§ **Instructions to follow**: Pictures aside, quote the whole listing exactly.

§ **Information supplied**:
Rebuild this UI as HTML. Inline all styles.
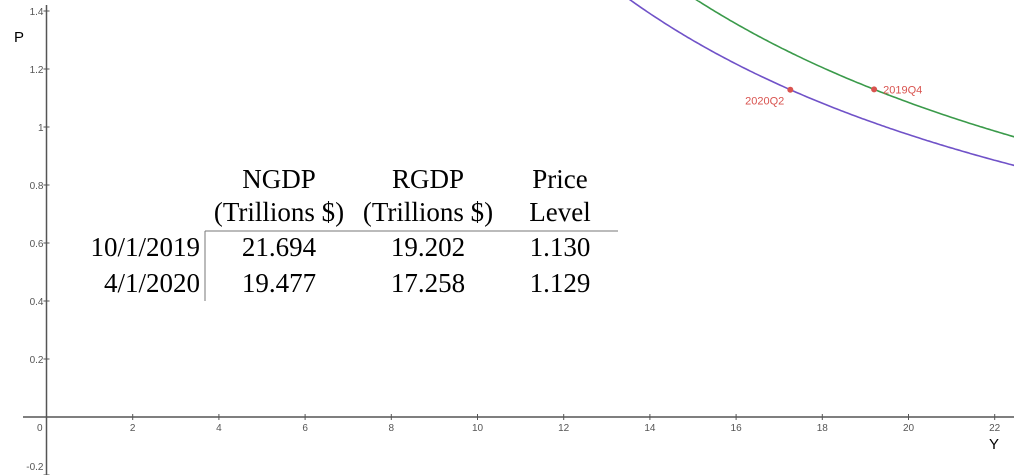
<!DOCTYPE html>
<html><head><meta charset="utf-8"><style>
body{margin:0;background:#fff;}
svg{display:block;}
.tk{font:10px "Liberation Sans",sans-serif;fill:#555;}
.tb{font:27px "Liberation Serif",serif;fill:#000;}
.pl{font:11px "Liberation Sans",sans-serif;fill:#d9534f;}
</style></head><body>
<svg id="c" width="1022" height="475" xmlns="http://www.w3.org/2000/svg">
<defs><clipPath id="cp"><rect x="0" y="0" width="1014" height="475"/></clipPath></defs>
<g id="axes"></g><g id="curves" clip-path="url(#cp)"></g><g id="pts"></g>
<g>
<line x1="205" y1="231" x2="618" y2="231" stroke="#777" stroke-width="1"/>
<line x1="205" y1="231" x2="205" y2="301" stroke="#777" stroke-width="1"/>
<text class="tb" x="279" y="188" text-anchor="middle">NGDP</text>
<text class="tb" x="279" y="221" text-anchor="middle">(Trillions $)</text>
<text class="tb" x="428" y="188" text-anchor="middle">RGDP</text>
<text class="tb" x="428" y="221" text-anchor="middle">(Trillions $)</text>
<text class="tb" x="560" y="188" text-anchor="middle">Price</text>
<text class="tb" x="560" y="221" text-anchor="middle">Level</text>
<text class="tb" x="200" y="256" text-anchor="end">10/1/2019</text>
<text class="tb" x="200" y="292" text-anchor="end">4/1/2020</text>
<text class="tb" x="279" y="256" text-anchor="middle">21.694</text>
<text class="tb" x="279" y="292" text-anchor="middle">19.477</text>
<text class="tb" x="428" y="256" text-anchor="middle">19.202</text>
<text class="tb" x="428" y="292" text-anchor="middle">17.258</text>
<text class="tb" x="560" y="256" text-anchor="middle">1.130</text>
<text class="tb" x="560" y="292" text-anchor="middle">1.129</text>
</g>
</svg>
<script>
const xTicks=[2,4,6,8,10,12,14,16,18,20,22];
const yTicks=[-0.2,0.2,0.4,0.6,0.8,1,1.2,1.4];
const ngdp=[21.694,19.477];
const rgdp=[19.202,17.258];
const pointLabels=["2019Q4","2020Q2"];
const colors=["#3a9a4a","#7052c8"];
const NS="http://www.w3.org/2000/svg";
const X=v=>46.5+v*43.1, Y=v=>417-v*290;
function mk(t,a,p){const e=document.createElementNS(NS,t);for(const k in a)e.setAttribute(k,a[k]);p.appendChild(e);return e;}
const ax=document.getElementById('axes');
let l=mk('line',{x1:23,y1:Y(0),x2:1014,y2:Y(0),stroke:'#555','stroke-width':1.5},ax);


l=mk('line',{x1:X(0),y1:5,x2:X(0),y2:475,stroke:'#555','stroke-width':1.5},ax);


let t=mk('text',{x:37,y:431,class:'tk'},ax);t.textContent='0';
xTicks.forEach(v=>{mk('line',{x1:X(v),y1:Y(0)-3,x2:X(v),y2:Y(0)+3,stroke:'#555'},ax);
const e=mk('text',{x:X(v),y:431,class:'tk','text-anchor':'middle'},ax);e.textContent=v;

});
yTicks.forEach(v=>{mk('line',{x1:X(0)-3,y1:Y(v),x2:X(0)+3,y2:Y(v),stroke:'#555'},ax);
const e=mk('text',{x:X(0)-3,y:Math.min(Y(v)+4,470),class:'tk','text-anchor':'end'},ax);e.textContent=v;

});
t=mk('text',{x:14,y:42,style:'font:15px "Liberation Sans",sans-serif'},ax);t.textContent='P';


t=mk('text',{x:989,y:449,style:'font:15px "Liberation Sans",sans-serif'},ax);t.textContent='Y';


const cv=document.getElementById('curves'),pg=document.getElementById('pts');
ngdp.forEach((n,i)=>{let d='';for(let y=n/1.45;y<=23.5;y+=0.05){d+=(d?'L':'M')+X(y).toFixed(1)+','+Y(n/y).toFixed(1);}
const p=mk('path',{d:d,fill:'none',stroke:colors[i],'stroke-width':1.6},cv);


const px=X(rgdp[i]),py=Y(n/rgdp[i]);
const c=mk('circle',{cx:px,cy:py,r:3,fill:'#d9534f'},pg);


const tx=mk('text',{x:i==0?px+9:px-6,y:i==0?py+4:py+15,class:'pl','text-anchor':i==0?'start':'end'},pg);tx.textContent=pointLabels[i];

});
</script>
</body></html>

§ **Answer to the exercise**:
Rebuild this UI as HTML. Inline all styles.
<!DOCTYPE html>
<html><head><meta charset="utf-8"><style>
body{margin:0;background:#fff;}
svg{display:block;}
.tk{font:10px "Liberation Sans",sans-serif;fill:#555;}
.tb{font:27px "Liberation Serif",serif;fill:#000;}
.pl{font:11px "Liberation Sans",sans-serif;fill:#d9534f;}
</style></head><body>
<svg id="c" width="1022" height="475" xmlns="http://www.w3.org/2000/svg">
<defs><clipPath id="cp"><rect x="0" y="0" width="1014" height="475"/></clipPath></defs>
<g id="axes"></g><g id="curves" clip-path="url(#cp)"></g><g id="pts"></g>
<g>
<line x1="205" y1="231" x2="618" y2="231" stroke="#777" stroke-width="1"/>
<line x1="205" y1="231" x2="205" y2="301" stroke="#777" stroke-width="1"/>
<text class="tb" x="279" y="188" text-anchor="middle">NGDP</text>
<text class="tb" x="279" y="221" text-anchor="middle">(Trillions $)</text>
<text class="tb" x="428" y="188" text-anchor="middle">RGDP</text>
<text class="tb" x="428" y="221" text-anchor="middle">(Trillions $)</text>
<text class="tb" x="560" y="188" text-anchor="middle">Price</text>
<text class="tb" x="560" y="221" text-anchor="middle">Level</text>
<text class="tb" x="200" y="256" text-anchor="end">10/1/2019</text>
<text class="tb" x="200" y="292" text-anchor="end">4/1/2020</text>
<text class="tb" x="279" y="256" text-anchor="middle">21.694</text>
<text class="tb" x="279" y="292" text-anchor="middle">19.477</text>
<text class="tb" x="428" y="256" text-anchor="middle">19.202</text>
<text class="tb" x="428" y="292" text-anchor="middle">17.258</text>
<text class="tb" x="560" y="256" text-anchor="middle">1.130</text>
<text class="tb" x="560" y="292" text-anchor="middle">1.129</text>
</g>
</svg>
<script>
const xTicks=[2,4,6,8,10,12,14,16,18,20,22];
const yTicks=[-0.2,0.2,0.4,0.6,0.8,1,1.2,1.4];
const ngdp=[21.694,19.477];
const rgdp=[19.202,17.258];
const pointLabels=["2019Q4","2020Q2"];
const colors=["#3a9a4a","#7052c8"];
const NS="http://www.w3.org/2000/svg";
const X=v=>46.5+v*43.1, Y=v=>417-v*290;
function mk(t,a,p){const e=document.createElementNS(NS,t);for(const k in a)e.setAttribute(k,a[k]);p.appendChild(e);return e;}
const ax=document.getElementById('axes');
let l=mk('line',{x1:23,y1:Y(0),x2:1014,y2:Y(0),stroke:'#555','stroke-width':1.5},ax);


l=mk('line',{x1:X(0),y1:5,x2:X(0),y2:475,stroke:'#555','stroke-width':1.5},ax);


let t=mk('text',{x:37,y:431,class:'tk'},ax);t.textContent='0';
xTicks.forEach(v=>{mk('line',{x1:X(v),y1:Y(0)-3,x2:X(v),y2:Y(0)+3,stroke:'#555'},ax);
const e=mk('text',{x:X(v),y:431,class:'tk','text-anchor':'middle'},ax);e.textContent=v;

});
yTicks.forEach(v=>{mk('line',{x1:X(0)-3,y1:Y(v),x2:X(0)+3,y2:Y(v),stroke:'#555'},ax);
const e=mk('text',{x:X(0)-3,y:Math.min(Y(v)+4,470),class:'tk','text-anchor':'end'},ax);e.textContent=v;

});
t=mk('text',{x:14,y:42,style:'font:15px "Liberation Sans",sans-serif'},ax);t.textContent='P';


t=mk('text',{x:989,y:449,style:'font:15px "Liberation Sans",sans-serif'},ax);t.textContent='Y';


const cv=document.getElementById('curves'),pg=document.getElementById('pts');
ngdp.forEach((n,i)=>{let d='';for(let y=n/1.45;y<=23.5;y+=0.05){d+=(d?'L':'M')+X(y).toFixed(1)+','+Y(n/y).toFixed(1);}
const p=mk('path',{d:d,fill:'none',stroke:colors[i],'stroke-width':1.6},cv);


const px=X(rgdp[i]),py=Y(n/rgdp[i]);
const c=mk('circle',{cx:px,cy:py,r:3,fill:'#d9534f'},pg);


const tx=mk('text',{x:i==0?px+9:px-6,y:i==0?py+4:py+15,class:'pl','text-anchor':i==0?'start':'end'},pg);tx.textContent=pointLabels[i];

});
</script>
</body></html>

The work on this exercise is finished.